Have any of you pitched in dollars to save some of the oil industry that lost their butts due in part to gov’t interference? No, you’ve listened to gov’t, since Jimmy Carter push to vilify anyone who doesn’t limit profitability of large companies who averaged about 4% profit, cause the profits were in the billions. They should be, as these companies are full of people, stockholders, market players, and users who depend upon gasoline and diesel, and lubricants, and plasticized products, road tar, roofing materials – endless. The taxes that jerk President helped implement are paid by you and I, but the “bad guy” image was projected on the industry. It was and is all geared to getting votes and increasing tax revenue. So, who’s the bad guy?

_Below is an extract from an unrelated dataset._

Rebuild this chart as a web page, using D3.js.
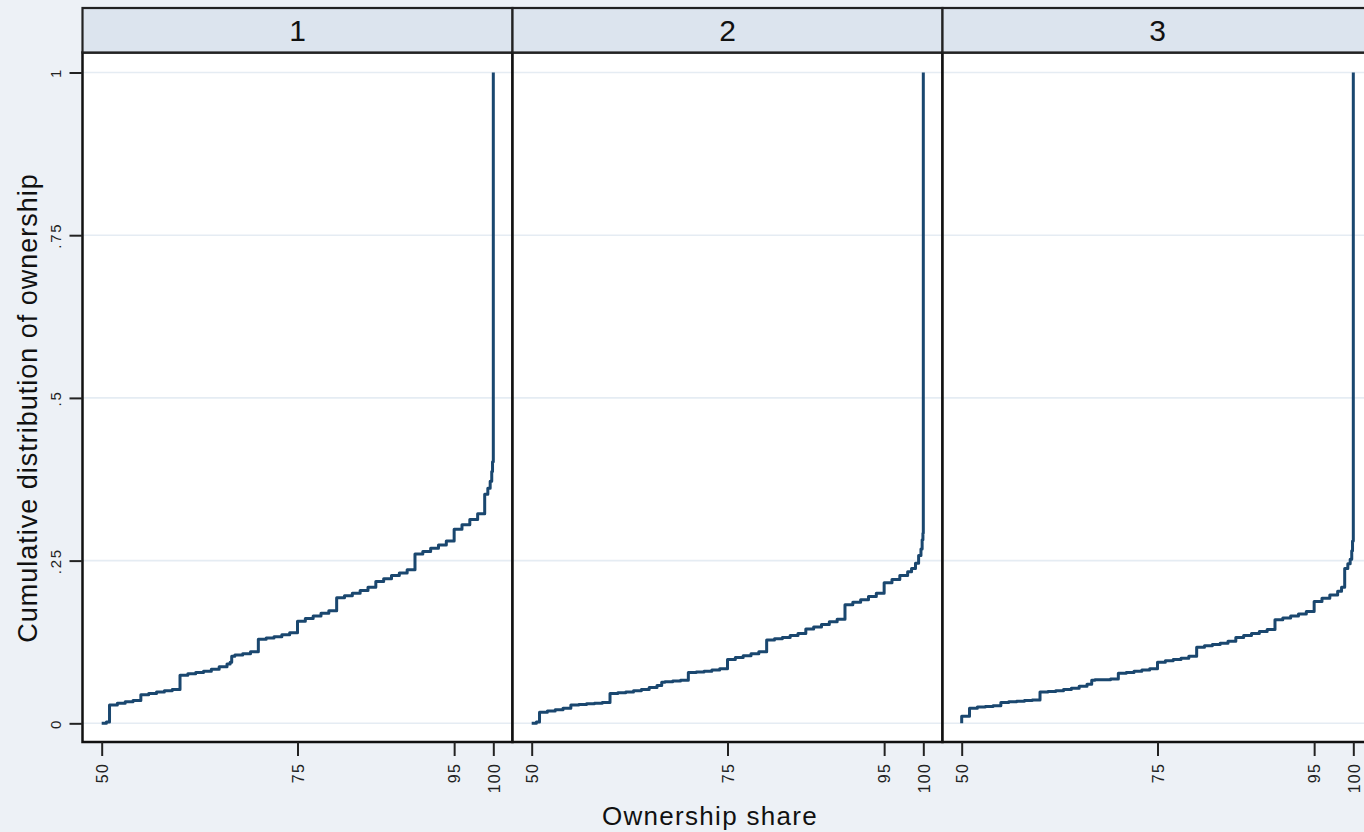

Its really quite simple, without me having to continue this rant, if farmers, shippers, roasters, sellers, etc. cannot profit from what they pursue then do something else. That’s how free market works. It never works properly with outside interference,
A free market sets it values, without interference from those not involved, and should never include outsider do-gooders thoughts or interference, especially any form of government which is what such groups almost always finally result in. This group with the non-profit semblance for appeal is in it for their profit. Non-profit for profit. Doesn’t that have a great ring to it?

This is the worst form of tree hugging I’ve ever seen. Oh, wait. Is Al Gore a part of it? That would make it all celebritory, right?

Dailycoffeenews, please tread softly here. I am not a fan of any sort of socialism and will combat you if any more support is attempted on this affair. Your publicity for such efforts is support after a length of time. You lend credibility that is not deserved.